Love for Christ compels us to get up and open the door.

The next day I had the opportunity to pour him a cup of Ugandan coffee and find out more about my Nigerian brother. Born into a Muslim family, he had been among the first in his region to attend school, newly introduced by Christians from abroad. Along with a modern education he had also received knowledge of Christ, to which he responded in faith. Despite opposition from his family, he had persisted in his faith, pursued a life of ministry, and eventually risen to the position of bishop over the churches in the central region of his country.

I listened to this man’s story of life and faith with tears in my eyes, remembering the prayers that I have so fervently offered up to God on behalf of His people in Nigeria. How many times have I have wrestled with God in prayer, wondering why He allows evil, militant groups like ISIS and Boko Haram to overtake a country and torture its struggling Christian population? How often have news reports from around the world caused me to question Jesus’ claim that He will establish His church and the gates of hell will not prevail against it?

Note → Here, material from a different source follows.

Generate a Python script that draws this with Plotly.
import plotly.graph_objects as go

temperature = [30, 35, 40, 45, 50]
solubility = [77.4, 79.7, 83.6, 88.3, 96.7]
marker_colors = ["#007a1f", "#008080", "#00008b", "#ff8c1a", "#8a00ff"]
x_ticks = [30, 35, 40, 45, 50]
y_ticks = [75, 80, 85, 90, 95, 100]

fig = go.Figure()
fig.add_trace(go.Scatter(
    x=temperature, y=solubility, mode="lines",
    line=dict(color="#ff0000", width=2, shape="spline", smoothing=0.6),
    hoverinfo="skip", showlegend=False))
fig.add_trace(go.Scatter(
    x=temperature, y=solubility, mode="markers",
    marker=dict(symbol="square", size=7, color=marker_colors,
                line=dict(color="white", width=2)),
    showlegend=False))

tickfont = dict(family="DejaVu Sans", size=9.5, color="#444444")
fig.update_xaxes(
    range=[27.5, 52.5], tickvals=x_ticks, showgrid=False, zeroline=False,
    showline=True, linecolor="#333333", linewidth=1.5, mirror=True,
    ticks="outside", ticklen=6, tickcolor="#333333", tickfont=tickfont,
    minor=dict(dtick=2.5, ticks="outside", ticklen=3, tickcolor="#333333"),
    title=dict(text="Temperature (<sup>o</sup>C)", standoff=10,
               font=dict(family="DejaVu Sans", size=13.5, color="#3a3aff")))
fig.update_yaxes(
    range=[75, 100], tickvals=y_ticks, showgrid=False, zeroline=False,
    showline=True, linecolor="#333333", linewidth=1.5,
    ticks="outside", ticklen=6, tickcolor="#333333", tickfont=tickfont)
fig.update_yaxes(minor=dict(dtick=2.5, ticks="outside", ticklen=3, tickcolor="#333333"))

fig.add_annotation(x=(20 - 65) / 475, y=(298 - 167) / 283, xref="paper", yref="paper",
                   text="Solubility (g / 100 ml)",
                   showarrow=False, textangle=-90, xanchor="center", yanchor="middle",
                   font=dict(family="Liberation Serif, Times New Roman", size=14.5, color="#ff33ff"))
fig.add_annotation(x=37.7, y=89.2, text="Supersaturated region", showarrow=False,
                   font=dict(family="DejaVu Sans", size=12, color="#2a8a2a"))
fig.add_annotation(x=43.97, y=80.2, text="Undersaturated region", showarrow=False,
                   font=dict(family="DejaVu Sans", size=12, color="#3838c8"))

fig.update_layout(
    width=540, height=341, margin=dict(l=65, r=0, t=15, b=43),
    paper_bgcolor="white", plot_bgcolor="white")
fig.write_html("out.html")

Simon Peter answered, “You are the Christ, the Son of the living God.” Jesus replied, “Blessed are you, Simon son of Jonah, for this was not revealed to you by man, but by my Father in heaven. And I tell you that you are Peter, and on this rock I will build my church, and the gates of Hades will not overcome it. I will give you the keys of the kingdom of heaven; whatever you bind on earth will be bound in heaven, and whatever you loose on earth will be loosed in heaven.”
Matthew 16:16-19

And yet here sat this man, a living testimony that God is at work in these places, that the light of His presence has been anything but extinguished there. Yes, the persecution has been severe. Yes, many have lost their homes, their jobs, their families, and even their lives. And some have renounced their faith.

But as my brother testified, the church in Nigeria is being refined by Boko Haram’s fire. Its light is shining all the brighter as a result of persecution. Those who have remained are marked by a willingness to endure all things for the sake of Christ and to reach out in sacrificial love to meet the needs of one another in the Body. In fact, he had only been able to set out on this trans-African pilgrimage to bring his son for higher education in Uganda because of the many unexpected gifts his fellow Nigerian believers had showered on him.

“Then the King will say to those on his right, ‘Come, you who are blessed by my Father; take your inheritance, the kingdom prepared for you since the creation of the world. For I was hungry and you gave me something to eat, I was thirsty and you gave me something to drink, I was a stranger and you invited me in…
I tell you the truth, whatever you did for one of the least of these brothers of mine, you did for me.’
Matthew 25:34-35, 40

I sit back in humbled amazement, privileged to get to witness God’s work in the world. I suppose that, like with the inconvenient, intimidating knocks on the guesthouse door, we have a choice of how far we will go in opening ourselves to what is going on in the world. We could simply shut out the media-amplified cries of people we don’t know, choosing instead to roll over and pull a pillow over our heads.

But love for Christ compels us to get up and open the door. They may be strangers to us, but they are intimately known by Him. We risk our own sense of security and safety by allowing in the painful awareness of all that His children are suffering for His name’s sake. But in exchange, we gain the joy of participating with Him in bringing about the most improbable of our prayers.